Usually, the games I play can last anywhere from two to eight hours, depending on the game. Before JaLL, I’d never done a long-form immersive game before: the longest game I’ve played was probably about six and a half hours, with a “short” debrief turning into a two-hour long session in which we had to tear ourselves from the hotel conference room. (For those interested, it was Emily Care Boss’ Under My Skin played at Double Exposure‘s Dreamation 2012, and it was my first-ever Jeepform game. Ever since then, I’ve been hooked!)

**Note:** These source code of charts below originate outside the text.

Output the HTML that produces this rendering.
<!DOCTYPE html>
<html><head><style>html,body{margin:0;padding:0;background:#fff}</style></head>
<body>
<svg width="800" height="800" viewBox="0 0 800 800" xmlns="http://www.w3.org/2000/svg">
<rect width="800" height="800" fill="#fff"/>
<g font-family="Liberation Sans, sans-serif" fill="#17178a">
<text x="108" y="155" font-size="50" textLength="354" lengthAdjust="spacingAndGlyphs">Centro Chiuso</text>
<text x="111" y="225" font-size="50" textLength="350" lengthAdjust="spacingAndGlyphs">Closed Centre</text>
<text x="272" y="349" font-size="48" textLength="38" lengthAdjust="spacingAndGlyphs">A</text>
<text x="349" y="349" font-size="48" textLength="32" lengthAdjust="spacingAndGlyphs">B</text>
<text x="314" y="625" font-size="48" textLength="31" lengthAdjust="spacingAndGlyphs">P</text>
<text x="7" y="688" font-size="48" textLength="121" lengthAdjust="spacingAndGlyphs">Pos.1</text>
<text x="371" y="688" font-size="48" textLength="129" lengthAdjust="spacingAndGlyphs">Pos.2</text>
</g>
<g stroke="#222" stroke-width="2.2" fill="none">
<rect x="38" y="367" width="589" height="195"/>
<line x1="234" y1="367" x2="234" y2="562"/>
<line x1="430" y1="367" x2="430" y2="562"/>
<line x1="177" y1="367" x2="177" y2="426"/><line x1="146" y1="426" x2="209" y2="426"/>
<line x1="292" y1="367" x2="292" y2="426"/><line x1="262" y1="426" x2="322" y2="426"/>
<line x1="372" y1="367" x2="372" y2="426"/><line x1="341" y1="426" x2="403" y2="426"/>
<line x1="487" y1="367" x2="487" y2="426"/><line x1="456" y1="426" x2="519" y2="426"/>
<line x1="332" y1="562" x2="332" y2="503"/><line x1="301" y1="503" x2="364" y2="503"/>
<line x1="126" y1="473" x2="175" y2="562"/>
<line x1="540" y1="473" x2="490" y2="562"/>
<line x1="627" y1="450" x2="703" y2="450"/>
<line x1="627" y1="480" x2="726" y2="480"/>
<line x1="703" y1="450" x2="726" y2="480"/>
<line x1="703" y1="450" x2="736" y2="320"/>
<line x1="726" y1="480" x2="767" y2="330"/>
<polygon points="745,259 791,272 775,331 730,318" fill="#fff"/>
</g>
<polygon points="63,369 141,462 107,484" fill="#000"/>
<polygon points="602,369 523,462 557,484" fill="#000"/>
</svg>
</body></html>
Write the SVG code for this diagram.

I’d been looking forward to JaLL a lot. I’ve played the shorter version called I Say A Little Prayer twice, which is about six hours long and has five characters. ISALP is a pretty powerful game, so I suspected that JaLL, which is three days and roughly 50 people, would be about a hundred times more intense. (Spoiler alert: it was.) But in the weeks leading up to it, I was pretty stressed out: I had a lot going on leading up to the game. I’d been anxious about a lot of things related to the weekly dance event that I run. I didn’t have enough time to get done all of the things I wanted to get done before leaving (story of my life). I was worried about not having costumes that were “right” or “good enough.” And I’d finally admitted to myself that I have issues with anxiety and that I was in the midst of a depression that was spiraling ever downwards, and got on anti-depressants for the first time in my life. (I’ve struggled with depression before, but have never before taken meds for it – but that is another story entirely.) Plus, I kept telling myself that I would soon spend a weekend reading all of the articles and watching all of the movies that were getting posted in the JaLL US private Facebook group, and memorizing my character sheet, in order to “get ready” for the game and make sure that I could play my character “right.” That never happened, and so I was nervous that I was screw up and ruin the game for others. I knew logically that would not happen, but anxiety is not a logical animal. Luckily, my friend Avie soothed me some by telling me about her experience playing in Mad About The Boy (another long-form LARP which is based on the book “Y The Last Man”): that it’s not worth trying to “know” my character, because the workshops in the beginning are what make everything start to gel together. And she was right.
When Rachael and I arrived at the pickup site on Monday morning for the private bus that was to take us to the campsite, I was excited to see friends who live far away that I don’t often get to spend time with. But I was also anxious: there were a lot of new people, and I was feeling anxious. Rachael and I sat together on the bus, and when we got to the campsite, I stood in the shade of a tree while everyone else registered and found their cabins. 1) I saw no reason to stand on line in the sun when I knew that I was guaranteed a cabin, 2) I wasn’t in any rush, and 3) I felt super awkward, for no particular reason.
When I finally went to check in and get my cabin assignment, I was pleasantly surprised to find the cabins were much nicer than what I was expecting. My only other cabin camping experience has been at Camp Nerdly in Virginia, and… well, let’s just say that as the bus pulled up, I exclaimed, “Holy crap – those cabins have glass windows!” Yes, I’m easily impressed. (Also, thank you Brand, for allowing me a bottom bunk. My plantar fasciitis thanks you, too.)
After claiming my territory, I was finally ready to go out and start meeting people. We all met back at the main lodge for some workshopping. Each character had connections to two groups: a social circle and a core group. In real life, your “social circle” would be your acquaintances and people you hang out with, and your “core group” would be your lover(s) and/or best friends. What stands out to me here is when my core group got together and started talking about our characters and our connections to each other. Within about thirty seconds, we’d decided what the main relationships for each of us were. I loved that way we worked together, and I loved that people seemed to be enthusiastic about my contributions. I was immediately comfortable with the people in my group, both mentally and physically. That was the moment in which I thought, “Avie was right!” For the rest of Monday afternoon we did some more workshopping that helped us become more comfortable with our characters and with each other, then had dinner and free time until the next morning. There was an informal dance class where a few of us learned some basic hustle (thanks, Ashleigh!), and then I shuffled off the bed.
Tuesday morning included more workshopping, and the in-game mechanics were explained. After lunch we had about two hours of free time to rest and get in costume, and then the game would begin.